Lift Up Your Gates (2)

I assigned the same verses to two people without realizing it, so here is reflection #2 on these verses from Brian:
Lift up your heads, you gates;
    be lifted up, you ancient doors,
    that the King of glory may come in.
8 Who is this King of glory?
    The Lord strong and mighty,
    the Lord mighty in battle.
9 Lift up your heads, you gates;
    lift them up, you ancient doors,
    that the King of glory may come in.
10 Who is he, this King of glory?
    The Lord Almighty—
    he is the King of glory.
Psalm 24: 7 – 10 (NIV)
In Japan there are historic gates everywhere. We visited a castle this past week and the gates were as impressive as the high, carefully constructed stone walls, deep moat, and layered towers. Gates are designed to keep out anyone and anything undesirable. Gates can be massive, and they are cleverly designed to allow access yet protect what lies inside them. You often see a smaller door built into the large gate, or in another part of the wall nearby.
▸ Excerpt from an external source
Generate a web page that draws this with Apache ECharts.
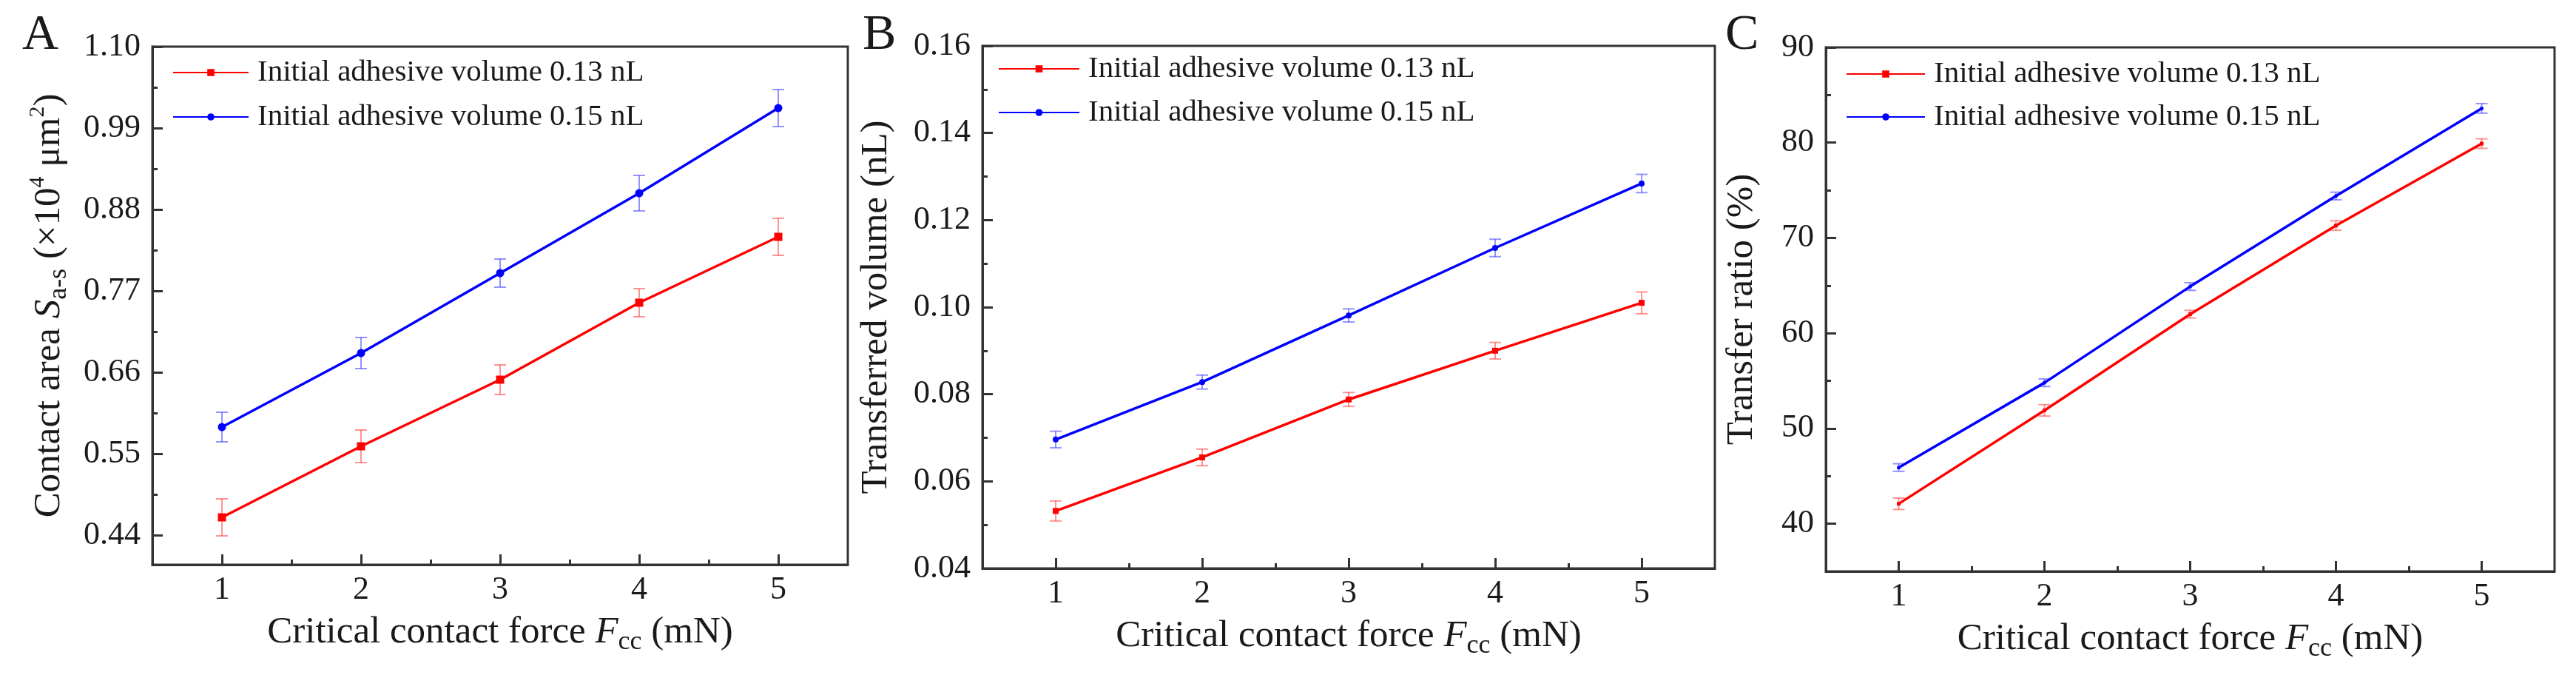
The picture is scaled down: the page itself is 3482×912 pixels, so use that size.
<!DOCTYPE html>
<html>
<head>
<meta charset="utf-8">
<title>Critical contact force</title>
<script src="https://cdn.jsdelivr.net/npm/echarts@6/dist/echarts.min.js"></script>
<style>
  html, body { margin: 0; padding: 0; background: #fff; }
  #chart { width: 3482px; height: 912px; }
</style>
</head>
<body>
<div id="chart"></div>
<script>
// x values (critical contact force, mN)
var forceMN = [1, 2, 3, 4, 5];
var forceTicks = [1, 2, 3, 4, 5];

// A: contact area (x10^4 um^2)
var areaRed = [0.464, 0.560, 0.650, 0.754, 0.843];
var areaRedErr = [0.025, 0.022, 0.020, 0.019, 0.025];
var areaBlue = [0.586, 0.686, 0.794, 0.902, 1.017];
var areaBlueErr = [0.020, 0.021, 0.019, 0.024, 0.025];
var areaTicks = [0.44, 0.55, 0.66, 0.77, 0.88, 0.99, 1.10];

// B: transferred volume (nL)
var volRed = [0.0532, 0.0655, 0.0788, 0.0900, 0.1010];
var volRedErr = [0.0023, 0.0019, 0.0016, 0.0019, 0.0025];
var volBlue = [0.0696, 0.0828, 0.0981, 0.1136, 0.1284];
var volBlueErr = [0.0019, 0.0016, 0.0015, 0.0020, 0.0021];
var volTicks = [0.04, 0.06, 0.08, 0.10, 0.12, 0.14, 0.16];

// C: transfer ratio (%)
var ratioRed = [42.1, 51.9, 62.0, 71.3, 79.9];
var ratioRedErr = [0.6, 0.6, 0.4, 0.5, 0.5];
var ratioBlue = [45.9, 54.8, 64.9, 74.4, 83.6];
var ratioBlueErr = [0.4, 0.4, 0.4, 0.4, 0.5];
var ratioTicks = [40, 50, 60, 70, 80, 90];

var seriesNames = ['Initial adhesive volume 0.13 nL', 'Initial adhesive volume 0.15 nL'];

var FONT = 'Liberation Serif';
var INK = '#1a1a1a';
var AXIS = '#333333';

// midpoints between major ticks -> minor ticks
function halfTicks(t) {
  var out = [];
  for (var i = 0; i < t.length - 1; i++) out.push((t[i] + t[i + 1]) / 2);
  return out;
}

function pairs(xs, ys) {
  return xs.map(function (x, i) { return [x, ys[i]]; });
}
function errRows(xs, ys, es) {
  return xs.map(function (x, i) { return [x, ys[i] - es[i], ys[i] + es[i]]; });
}

function errorBarSeries(idx, rows, color, cap) {
  return {
    type: 'custom',
    xAxisIndex: idx * 2,
    yAxisIndex: idx * 2,
    z: 1,
    silent: true,
    data: rows,
    encode: { x: 0, y: [1, 2] },
    renderItem: function (params, api) {
      var x = api.value(0);
      var lo = api.coord([x, api.value(1)]);
      var hi = api.coord([x, api.value(2)]);
      var st = { stroke: color, lineWidth: 2 };
      return {
        type: 'group',
        children: [
          { type: 'line', shape: { x1: lo[0], y1: lo[1], x2: hi[0], y2: hi[1] }, style: st },
          { type: 'line', shape: { x1: lo[0] - cap, y1: lo[1], x2: lo[0] + cap, y2: lo[1] }, style: st },
          { type: 'line', shape: { x1: hi[0] - cap, y1: hi[1], x2: hi[0] + cap, y2: hi[1] }, style: st }
        ]
      };
    }
  };
}

function lineSeries(idx, name, data, color, symbol, size) {
  return {
    name: name + '#' + idx,
    type: 'line',
    xAxisIndex: idx * 2,
    yAxisIndex: idx * 2,
    z: 3,
    data: data,
    symbol: symbol,
    symbolSize: size,
    showSymbol: true,
    lineStyle: { color: color, width: 3.5 },
    itemStyle: { color: color },
    animation: false
  };
}

var panels = [
  {
    grid: { left: 206, top: 63, width: 940, height: 700 },
    yMin: 0.40, yMax: 1.10, yTicks: areaTicks, digits: 2,
    yName: '{n|Contact area }{i|S}{sub|a-s}{n| (×10}{sup|4}{n| μm}{sup|2}{n|)}',
    yGap: 108,
    red: areaRed, redErr: areaRedErr, blue: areaBlue, blueErr: areaBlueErr,
    size: 11, legend: { left: 233, top: 74, itemWidth: 102, itemGap: 12 },
    label: 'A', labelLeft: 30
  },
  {
    grid: { left: 1328, top: 62, width: 990, height: 706 },
    yMin: 0.04, yMax: 0.16, yTicks: volTicks, digits: 2,
    yName: '{n|Transferred volume (nL)}',
    yGap: 112,
    red: volRed, redErr: volRedErr, blue: volBlue, blueErr: volBlueErr,
    size: 8, legend: { left: 1349, top: 69, itemWidth: 109, itemGap: 11 },
    label: 'B', labelLeft: 1166
  },
  {
    grid: { left: 2468, top: 64, width: 985, height: 708 },
    yMin: 35, yMax: 90, yTicks: ratioTicks, digits: 0,
    yName: '{n|Transfer ratio (%)}',
    yGap: 82,
    red: ratioRed, redErr: ratioRedErr, blue: ratioBlue, blueErr: ratioBlueErr,
    size: 5, legend: { left: 2495, top: 76, itemWidth: 106, itemGap: 10 },
    label: 'C', labelLeft: 2332
  }
];

var nameRich = {
  n: { fontFamily: FONT, fontSize: 51, color: INK, lineHeight: 62 },
  i: { fontFamily: FONT, fontSize: 51, color: INK, fontStyle: 'italic', lineHeight: 62 },
  sub: { fontFamily: FONT, fontSize: 36, color: INK, lineHeight: 36, verticalAlign: 'bottom' },
  sup: { fontFamily: FONT, fontSize: 30, color: INK, lineHeight: 30, verticalAlign: 'top' }
};

var grids = [], xAxes = [], yAxes = [], series = [], legends = [], titles = [];

panels.forEach(function (p, k) {
  grids.push({
    left: p.grid.left, top: p.grid.top, width: p.grid.width, height: p.grid.height,
    show: true, borderColor: AXIS, borderWidth: 3, backgroundColor: 'transparent'
  });

  // main x axis
  xAxes.push({
    type: 'value', gridIndex: k, min: 0.5, max: 5.5, position: 'bottom',
    axisLine: { show: true, lineStyle: { color: AXIS, width: 3 } },
    axisTick: { show: true, inside: true, length: 14, customValues: forceTicks, lineStyle: { color: AXIS, width: 3 } },
    axisLabel: { customValues: forceTicks, margin: 12, fontFamily: FONT, fontSize: 44, color: INK },
    splitLine: { show: false },
    name: 'Critical contact force {i|F}{sub|cc} (mN)',
    nameLocation: 'middle', nameGap: 60,
    nameTextStyle: { fontFamily: FONT, fontSize: 51, color: INK, lineHeight: 62, rich: nameRich }
  });
  // minor x ticks
  xAxes.push({
    type: 'value', gridIndex: k, min: 0.5, max: 5.5, position: 'bottom',
    axisLine: { show: false },
    axisTick: { show: true, inside: true, length: 7, customValues: halfTicks(forceTicks), lineStyle: { color: AXIS, width: 3 } },
    axisLabel: { show: false },
    splitLine: { show: false }
  });

  yAxes.push({
    type: 'value', gridIndex: k, min: p.yMin, max: p.yMax, position: 'left',
    axisLine: { show: true, lineStyle: { color: AXIS, width: 3 } },
    axisTick: { show: true, inside: true, length: 14, customValues: p.yTicks, lineStyle: { color: AXIS, width: 3 } },
    axisLabel: {
      customValues: p.yTicks, margin: 16, fontFamily: FONT, fontSize: 44, color: INK,
      formatter: (function (d) { return function (v) { return v.toFixed(d); }; })(p.digits)
    },
    splitLine: { show: false },
    name: p.yName,
    nameLocation: 'middle', nameGap: p.yGap, nameRotate: 90,
    nameTextStyle: { fontFamily: FONT, fontSize: 51, color: INK, rich: nameRich }
  });
  yAxes.push({
    type: 'value', gridIndex: k, min: p.yMin, max: p.yMax, position: 'left',
    axisLine: { show: false },
    axisTick: { show: true, inside: true, length: 7, customValues: halfTicks(p.yTicks), lineStyle: { color: AXIS, width: 3 } },
    axisLabel: { show: false },
    splitLine: { show: false }
  });

  series.push(errorBarSeries(k, errRows(forceMN, p.red, p.redErr), 'rgba(255,60,60,0.55)', 8));
  series.push(errorBarSeries(k, errRows(forceMN, p.blue, p.blueErr), 'rgba(60,60,255,0.55)', 8));
  series.push(lineSeries(k, seriesNames[0], pairs(forceMN, p.red), '#ff0000', 'rect', p.size));
  series.push(lineSeries(k, seriesNames[1], pairs(forceMN, p.blue), '#0000ff', 'circle', p.size));

  legends.push({
    data: [seriesNames[0] + '#' + k, seriesNames[1] + '#' + k],
    orient: 'vertical',
    left: p.legend.left, top: p.legend.top,
    itemWidth: p.legend.itemWidth, itemHeight: 12, itemGap: p.legend.itemGap,
    padding: 0, selectedMode: false,
    formatter: function (name) { return name.split('#')[0]; },
    textStyle: { fontFamily: FONT, fontSize: 41, color: INK, lineHeight: 48, padding: [0, 0, 0, 7] }
  });

  titles.push({
    text: p.label, left: p.labelLeft, top: 14, padding: 0,
    textStyle: { fontFamily: FONT, fontSize: 68, fontWeight: 'normal', color: INK }
  });
});

var chart = echarts.init(document.getElementById('chart'), null, { renderer: 'canvas' });
chart.setOption({
  backgroundColor: '#ffffff',
  animation: false,
  title: titles,
  legend: legends,
  grid: grids,
  xAxis: xAxes,
  yAxis: yAxes,
  series: series
});
</script>
</body>
</html>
Throughout Japan the ancient doors referenced in this passage, the ones that are keeping the King of glory out, are everywhere. They are physically present, but they also exist in the cultural context. The gates on the hearts and minds of too many are massive and cleverly designed. Our lives in Japan are a prayerful effort to get these gates to lift their heads and allow the King of glory in. To find a door, whether it is the main gate, a back door, anything that might be opened. We are weak and our efforts against these intimidating gates seemingly futile, but fortunately, before we despair, verse 8 reassures us that God is strong and mighty. The battle will be His.